◆ PROVIDED DATA ◆
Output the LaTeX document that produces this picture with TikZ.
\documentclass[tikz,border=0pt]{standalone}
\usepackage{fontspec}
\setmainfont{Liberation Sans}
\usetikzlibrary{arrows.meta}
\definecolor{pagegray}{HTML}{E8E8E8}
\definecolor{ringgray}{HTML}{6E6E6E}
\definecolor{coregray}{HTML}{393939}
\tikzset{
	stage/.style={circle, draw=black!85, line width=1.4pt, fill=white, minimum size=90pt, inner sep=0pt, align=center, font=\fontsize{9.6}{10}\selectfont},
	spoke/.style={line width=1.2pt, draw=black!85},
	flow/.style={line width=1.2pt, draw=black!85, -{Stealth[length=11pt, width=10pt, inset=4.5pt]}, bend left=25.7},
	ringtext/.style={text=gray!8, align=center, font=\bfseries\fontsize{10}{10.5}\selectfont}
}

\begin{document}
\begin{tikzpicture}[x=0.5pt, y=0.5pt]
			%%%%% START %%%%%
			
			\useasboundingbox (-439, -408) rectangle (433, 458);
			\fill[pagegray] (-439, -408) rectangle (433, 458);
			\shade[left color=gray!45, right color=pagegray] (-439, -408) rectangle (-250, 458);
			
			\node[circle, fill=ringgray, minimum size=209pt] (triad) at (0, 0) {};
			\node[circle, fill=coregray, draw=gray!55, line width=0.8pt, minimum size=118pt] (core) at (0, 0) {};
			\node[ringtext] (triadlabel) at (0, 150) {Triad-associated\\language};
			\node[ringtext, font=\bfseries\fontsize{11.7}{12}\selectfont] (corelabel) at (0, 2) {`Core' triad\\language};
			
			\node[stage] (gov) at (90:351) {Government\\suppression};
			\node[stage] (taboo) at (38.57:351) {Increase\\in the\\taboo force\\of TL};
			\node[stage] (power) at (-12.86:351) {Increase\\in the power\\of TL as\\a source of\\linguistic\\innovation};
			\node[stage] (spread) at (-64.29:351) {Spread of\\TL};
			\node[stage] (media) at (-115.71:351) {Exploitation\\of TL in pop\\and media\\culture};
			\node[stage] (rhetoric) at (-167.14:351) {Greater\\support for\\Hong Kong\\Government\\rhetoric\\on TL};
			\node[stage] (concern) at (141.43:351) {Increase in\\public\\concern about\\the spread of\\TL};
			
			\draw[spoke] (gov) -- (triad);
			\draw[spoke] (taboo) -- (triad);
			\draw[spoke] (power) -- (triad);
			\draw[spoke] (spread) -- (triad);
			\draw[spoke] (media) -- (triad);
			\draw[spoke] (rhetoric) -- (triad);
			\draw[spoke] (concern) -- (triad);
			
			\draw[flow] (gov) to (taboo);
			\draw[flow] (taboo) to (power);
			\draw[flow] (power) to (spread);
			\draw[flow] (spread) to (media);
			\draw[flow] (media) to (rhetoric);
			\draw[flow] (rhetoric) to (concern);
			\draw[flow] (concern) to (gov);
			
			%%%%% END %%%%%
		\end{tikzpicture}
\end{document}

◆ WORK TO BE COMPLETED ◆
Please return the data above exactly as given.

◆ ANSWER TO THIS TASK ◆
Output the LaTeX document that produces this picture with TikZ.
\documentclass[tikz,border=0pt]{standalone}
\usepackage{fontspec}
\setmainfont{Liberation Sans}
\usetikzlibrary{arrows.meta}
\definecolor{pagegray}{HTML}{E8E8E8}
\definecolor{ringgray}{HTML}{6E6E6E}
\definecolor{coregray}{HTML}{393939}
\tikzset{
	stage/.style={circle, draw=black!85, line width=1.4pt, fill=white, minimum size=90pt, inner sep=0pt, align=center, font=\fontsize{9.6}{10}\selectfont},
	spoke/.style={line width=1.2pt, draw=black!85},
	flow/.style={line width=1.2pt, draw=black!85, -{Stealth[length=11pt, width=10pt, inset=4.5pt]}, bend left=25.7},
	ringtext/.style={text=gray!8, align=center, font=\bfseries\fontsize{10}{10.5}\selectfont}
}

\begin{document}
\begin{tikzpicture}[x=0.5pt, y=0.5pt]
			%%%%% START %%%%%
			
			\useasboundingbox (-439, -408) rectangle (433, 458);
			\fill[pagegray] (-439, -408) rectangle (433, 458);
			\shade[left color=gray!45, right color=pagegray] (-439, -408) rectangle (-250, 458);
			
			\node[circle, fill=ringgray, minimum size=209pt] (triad) at (0, 0) {};
			\node[circle, fill=coregray, draw=gray!55, line width=0.8pt, minimum size=118pt] (core) at (0, 0) {};
			\node[ringtext] (triadlabel) at (0, 150) {Triad-associated\\language};
			\node[ringtext, font=\bfseries\fontsize{11.7}{12}\selectfont] (corelabel) at (0, 2) {`Core' triad\\language};
			
			\node[stage] (gov) at (90:351) {Government\\suppression};
			\node[stage] (taboo) at (38.57:351) {Increase\\in the\\taboo force\\of TL};
			\node[stage] (power) at (-12.86:351) {Increase\\in the power\\of TL as\\a source of\\linguistic\\innovation};
			\node[stage] (spread) at (-64.29:351) {Spread of\\TL};
			\node[stage] (media) at (-115.71:351) {Exploitation\\of TL in pop\\and media\\culture};
			\node[stage] (rhetoric) at (-167.14:351) {Greater\\support for\\Hong Kong\\Government\\rhetoric\\on TL};
			\node[stage] (concern) at (141.43:351) {Increase in\\public\\concern about\\the spread of\\TL};
			
			\draw[spoke] (gov) -- (triad);
			\draw[spoke] (taboo) -- (triad);
			\draw[spoke] (power) -- (triad);
			\draw[spoke] (spread) -- (triad);
			\draw[spoke] (media) -- (triad);
			\draw[spoke] (rhetoric) -- (triad);
			\draw[spoke] (concern) -- (triad);
			
			\draw[flow] (gov) to (taboo);
			\draw[flow] (taboo) to (power);
			\draw[flow] (power) to (spread);
			\draw[flow] (spread) to (media);
			\draw[flow] (media) to (rhetoric);
			\draw[flow] (rhetoric) to (concern);
			\draw[flow] (concern) to (gov);
			
			%%%%% END %%%%%
		\end{tikzpicture}
\end{document}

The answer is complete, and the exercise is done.